*Problem statement*. Exclude the pictures and reproduce the remaining data exactly as written.

*Recorded data*.
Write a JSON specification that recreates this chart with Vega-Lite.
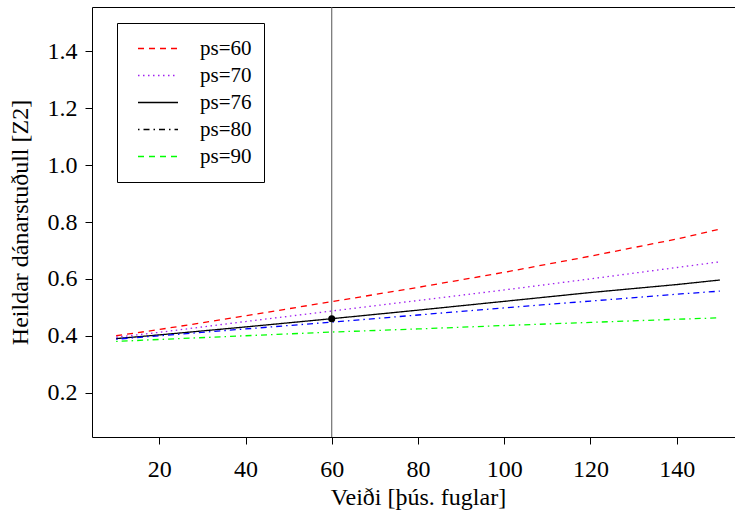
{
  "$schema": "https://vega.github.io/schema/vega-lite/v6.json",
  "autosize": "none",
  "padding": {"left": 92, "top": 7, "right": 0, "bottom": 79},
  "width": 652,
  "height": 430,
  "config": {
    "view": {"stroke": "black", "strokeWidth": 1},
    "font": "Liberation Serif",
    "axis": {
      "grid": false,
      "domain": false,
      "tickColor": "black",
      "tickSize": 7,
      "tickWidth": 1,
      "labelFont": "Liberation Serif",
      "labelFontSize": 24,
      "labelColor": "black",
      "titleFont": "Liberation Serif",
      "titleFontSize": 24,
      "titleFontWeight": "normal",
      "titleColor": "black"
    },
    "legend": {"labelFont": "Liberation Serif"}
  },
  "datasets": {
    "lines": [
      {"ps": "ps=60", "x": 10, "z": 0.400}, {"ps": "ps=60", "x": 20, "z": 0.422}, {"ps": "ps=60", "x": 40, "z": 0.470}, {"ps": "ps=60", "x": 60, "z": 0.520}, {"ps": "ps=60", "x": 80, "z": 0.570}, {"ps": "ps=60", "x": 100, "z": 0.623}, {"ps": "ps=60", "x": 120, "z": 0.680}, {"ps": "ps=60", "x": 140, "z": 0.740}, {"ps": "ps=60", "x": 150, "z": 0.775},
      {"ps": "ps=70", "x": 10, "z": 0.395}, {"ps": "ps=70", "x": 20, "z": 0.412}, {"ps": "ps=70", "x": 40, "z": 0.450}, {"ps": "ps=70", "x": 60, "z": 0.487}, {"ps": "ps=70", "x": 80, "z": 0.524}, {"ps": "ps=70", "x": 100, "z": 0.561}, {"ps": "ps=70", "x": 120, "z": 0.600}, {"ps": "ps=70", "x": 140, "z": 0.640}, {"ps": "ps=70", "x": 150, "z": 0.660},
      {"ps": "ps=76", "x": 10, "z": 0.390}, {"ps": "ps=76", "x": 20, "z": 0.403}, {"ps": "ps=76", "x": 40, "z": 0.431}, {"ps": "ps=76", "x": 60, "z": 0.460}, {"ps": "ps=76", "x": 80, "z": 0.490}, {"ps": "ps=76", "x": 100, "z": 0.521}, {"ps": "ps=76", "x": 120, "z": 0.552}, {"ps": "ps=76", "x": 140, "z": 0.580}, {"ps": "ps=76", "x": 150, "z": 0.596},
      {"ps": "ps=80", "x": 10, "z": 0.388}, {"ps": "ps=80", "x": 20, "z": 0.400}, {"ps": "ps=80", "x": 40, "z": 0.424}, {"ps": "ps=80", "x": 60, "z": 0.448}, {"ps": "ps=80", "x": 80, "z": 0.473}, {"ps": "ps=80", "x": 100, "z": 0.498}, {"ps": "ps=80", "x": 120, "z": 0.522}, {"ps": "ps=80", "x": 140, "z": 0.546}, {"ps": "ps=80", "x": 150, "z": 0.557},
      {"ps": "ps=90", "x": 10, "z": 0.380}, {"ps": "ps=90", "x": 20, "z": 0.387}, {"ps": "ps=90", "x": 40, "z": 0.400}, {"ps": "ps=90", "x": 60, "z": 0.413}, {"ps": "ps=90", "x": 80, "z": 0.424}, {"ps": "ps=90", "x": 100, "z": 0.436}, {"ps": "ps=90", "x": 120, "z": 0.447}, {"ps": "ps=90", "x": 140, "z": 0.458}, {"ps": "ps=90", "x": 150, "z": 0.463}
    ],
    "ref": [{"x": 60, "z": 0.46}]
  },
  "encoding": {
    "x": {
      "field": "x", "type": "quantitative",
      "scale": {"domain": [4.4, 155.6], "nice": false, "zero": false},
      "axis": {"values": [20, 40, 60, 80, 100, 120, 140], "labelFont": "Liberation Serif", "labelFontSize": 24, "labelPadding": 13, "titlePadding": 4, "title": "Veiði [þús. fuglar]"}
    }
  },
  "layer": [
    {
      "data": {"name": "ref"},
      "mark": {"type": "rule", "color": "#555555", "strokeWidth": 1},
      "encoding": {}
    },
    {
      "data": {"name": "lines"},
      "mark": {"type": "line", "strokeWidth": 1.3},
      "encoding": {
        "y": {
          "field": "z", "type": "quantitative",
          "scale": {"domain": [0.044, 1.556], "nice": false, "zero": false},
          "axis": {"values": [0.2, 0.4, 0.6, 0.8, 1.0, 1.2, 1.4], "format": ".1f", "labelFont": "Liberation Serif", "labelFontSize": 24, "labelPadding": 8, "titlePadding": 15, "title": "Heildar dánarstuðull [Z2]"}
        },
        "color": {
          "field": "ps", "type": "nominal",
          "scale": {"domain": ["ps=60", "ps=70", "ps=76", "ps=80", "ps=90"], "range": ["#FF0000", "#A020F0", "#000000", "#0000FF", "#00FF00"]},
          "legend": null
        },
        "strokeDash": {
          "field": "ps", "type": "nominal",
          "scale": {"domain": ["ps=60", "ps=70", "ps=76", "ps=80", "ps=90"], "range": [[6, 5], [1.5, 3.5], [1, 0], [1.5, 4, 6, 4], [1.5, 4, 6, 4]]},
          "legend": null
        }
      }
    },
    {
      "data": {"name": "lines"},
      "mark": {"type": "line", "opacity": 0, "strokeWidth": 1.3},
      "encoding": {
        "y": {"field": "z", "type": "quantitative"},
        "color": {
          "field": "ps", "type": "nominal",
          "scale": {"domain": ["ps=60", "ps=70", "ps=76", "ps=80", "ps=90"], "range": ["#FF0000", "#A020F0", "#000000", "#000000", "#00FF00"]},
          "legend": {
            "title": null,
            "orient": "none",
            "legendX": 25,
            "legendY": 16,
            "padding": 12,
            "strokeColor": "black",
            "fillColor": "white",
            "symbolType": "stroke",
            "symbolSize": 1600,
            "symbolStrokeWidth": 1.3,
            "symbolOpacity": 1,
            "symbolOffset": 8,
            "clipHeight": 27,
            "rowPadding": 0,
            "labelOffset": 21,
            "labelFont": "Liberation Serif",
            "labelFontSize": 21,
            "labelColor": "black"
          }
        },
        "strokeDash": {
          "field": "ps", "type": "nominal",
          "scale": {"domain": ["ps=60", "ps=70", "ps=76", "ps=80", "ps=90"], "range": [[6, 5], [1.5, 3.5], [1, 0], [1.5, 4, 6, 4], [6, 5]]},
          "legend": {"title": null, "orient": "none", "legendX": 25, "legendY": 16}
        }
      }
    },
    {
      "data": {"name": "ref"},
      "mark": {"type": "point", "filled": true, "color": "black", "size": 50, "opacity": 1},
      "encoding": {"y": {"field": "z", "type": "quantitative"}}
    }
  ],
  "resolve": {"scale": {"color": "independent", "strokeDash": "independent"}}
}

*Expected answer*.
Write a JSON specification that recreates this chart with Vega-Lite.
{
  "$schema": "https://vega.github.io/schema/vega-lite/v6.json",
  "autosize": "none",
  "padding": {"left": 92, "top": 7, "right": 0, "bottom": 79},
  "width": 652,
  "height": 430,
  "config": {
    "view": {"stroke": "black", "strokeWidth": 1},
    "font": "Liberation Serif",
    "axis": {
      "grid": false,
      "domain": false,
      "tickColor": "black",
      "tickSize": 7,
      "tickWidth": 1,
      "labelFont": "Liberation Serif",
      "labelFontSize": 24,
      "labelColor": "black",
      "titleFont": "Liberation Serif",
      "titleFontSize": 24,
      "titleFontWeight": "normal",
      "titleColor": "black"
    },
    "legend": {"labelFont": "Liberation Serif"}
  },
  "datasets": {
    "lines": [
      {"ps": "ps=60", "x": 10, "z": 0.400}, {"ps": "ps=60", "x": 20, "z": 0.422}, {"ps": "ps=60", "x": 40, "z": 0.470}, {"ps": "ps=60", "x": 60, "z": 0.520}, {"ps": "ps=60", "x": 80, "z": 0.570}, {"ps": "ps=60", "x": 100, "z": 0.623}, {"ps": "ps=60", "x": 120, "z": 0.680}, {"ps": "ps=60", "x": 140, "z": 0.740}, {"ps": "ps=60", "x": 150, "z": 0.775},
      {"ps": "ps=70", "x": 10, "z": 0.395}, {"ps": "ps=70", "x": 20, "z": 0.412}, {"ps": "ps=70", "x": 40, "z": 0.450}, {"ps": "ps=70", "x": 60, "z": 0.487}, {"ps": "ps=70", "x": 80, "z": 0.524}, {"ps": "ps=70", "x": 100, "z": 0.561}, {"ps": "ps=70", "x": 120, "z": 0.600}, {"ps": "ps=70", "x": 140, "z": 0.640}, {"ps": "ps=70", "x": 150, "z": 0.660},
      {"ps": "ps=76", "x": 10, "z": 0.390}, {"ps": "ps=76", "x": 20, "z": 0.403}, {"ps": "ps=76", "x": 40, "z": 0.431}, {"ps": "ps=76", "x": 60, "z": 0.460}, {"ps": "ps=76", "x": 80, "z": 0.490}, {"ps": "ps=76", "x": 100, "z": 0.521}, {"ps": "ps=76", "x": 120, "z": 0.552}, {"ps": "ps=76", "x": 140, "z": 0.580}, {"ps": "ps=76", "x": 150, "z": 0.596},
      {"ps": "ps=80", "x": 10, "z": 0.388}, {"ps": "ps=80", "x": 20, "z": 0.400}, {"ps": "ps=80", "x": 40, "z": 0.424}, {"ps": "ps=80", "x": 60, "z": 0.448}, {"ps": "ps=80", "x": 80, "z": 0.473}, {"ps": "ps=80", "x": 100, "z": 0.498}, {"ps": "ps=80", "x": 120, "z": 0.522}, {"ps": "ps=80", "x": 140, "z": 0.546}, {"ps": "ps=80", "x": 150, "z": 0.557},
      {"ps": "ps=90", "x": 10, "z": 0.380}, {"ps": "ps=90", "x": 20, "z": 0.387}, {"ps": "ps=90", "x": 40, "z": 0.400}, {"ps": "ps=90", "x": 60, "z": 0.413}, {"ps": "ps=90", "x": 80, "z": 0.424}, {"ps": "ps=90", "x": 100, "z": 0.436}, {"ps": "ps=90", "x": 120, "z": 0.447}, {"ps": "ps=90", "x": 140, "z": 0.458}, {"ps": "ps=90", "x": 150, "z": 0.463}
    ],
    "ref": [{"x": 60, "z": 0.46}]
  },
  "encoding": {
    "x": {
      "field": "x", "type": "quantitative",
      "scale": {"domain": [4.4, 155.6], "nice": false, "zero": false},
      "axis": {"values": [20, 40, 60, 80, 100, 120, 140], "labelFont": "Liberation Serif", "labelFontSize": 24, "labelPadding": 13, "titlePadding": 4, "title": "Veiði [þús. fuglar]"}
    }
  },
  "layer": [
    {
      "data": {"name": "ref"},
      "mark": {"type": "rule", "color": "#555555", "strokeWidth": 1},
      "encoding": {}
    },
    {
      "data": {"name": "lines"},
      "mark": {"type": "line", "strokeWidth": 1.3},
      "encoding": {
        "y": {
          "field": "z", "type": "quantitative",
          "scale": {"domain": [0.044, 1.556], "nice": false, "zero": false},
          "axis": {"values": [0.2, 0.4, 0.6, 0.8, 1.0, 1.2, 1.4], "format": ".1f", "labelFont": "Liberation Serif", "labelFontSize": 24, "labelPadding": 8, "titlePadding": 15, "title": "Heildar dánarstuðull [Z2]"}
        },
        "color": {
          "field": "ps", "type": "nominal",
          "scale": {"domain": ["ps=60", "ps=70", "ps=76", "ps=80", "ps=90"], "range": ["#FF0000", "#A020F0", "#000000", "#0000FF", "#00FF00"]},
          "legend": null
        },
        "strokeDash": {
          "field": "ps", "type": "nominal",
          "scale": {"domain": ["ps=60", "ps=70", "ps=76", "ps=80", "ps=90"], "range": [[6, 5], [1.5, 3.5], [1, 0], [1.5, 4, 6, 4], [1.5, 4, 6, 4]]},
          "legend": null
        }
      }
    },
    {
      "data": {"name": "lines"},
      "mark": {"type": "line", "opacity": 0, "strokeWidth": 1.3},
      "encoding": {
        "y": {"field": "z", "type": "quantitative"},
        "color": {
          "field": "ps", "type": "nominal",
          "scale": {"domain": ["ps=60", "ps=70", "ps=76", "ps=80", "ps=90"], "range": ["#FF0000", "#A020F0", "#000000", "#000000", "#00FF00"]},
          "legend": {
            "title": null,
            "orient": "none",
            "legendX": 25,
            "legendY": 16,
            "padding": 12,
            "strokeColor": "black",
            "fillColor": "white",
            "symbolType": "stroke",
            "symbolSize": 1600,
            "symbolStrokeWidth": 1.3,
            "symbolOpacity": 1,
            "symbolOffset": 8,
            "clipHeight": 27,
            "rowPadding": 0,
            "labelOffset": 21,
            "labelFont": "Liberation Serif",
            "labelFontSize": 21,
            "labelColor": "black"
          }
        },
        "strokeDash": {
          "field": "ps", "type": "nominal",
          "scale": {"domain": ["ps=60", "ps=70", "ps=76", "ps=80", "ps=90"], "range": [[6, 5], [1.5, 3.5], [1, 0], [1.5, 4, 6, 4], [6, 5]]},
          "legend": {"title": null, "orient": "none", "legendX": 25, "legendY": 16}
        }
      }
    },
    {
      "data": {"name": "ref"},
      "mark": {"type": "point", "filled": true, "color": "black", "size": 50, "opacity": 1},
      "encoding": {"y": {"field": "z", "type": "quantitative"}}
    }
  ],
  "resolve": {"scale": {"color": "independent", "strokeDash": "independent"}}
}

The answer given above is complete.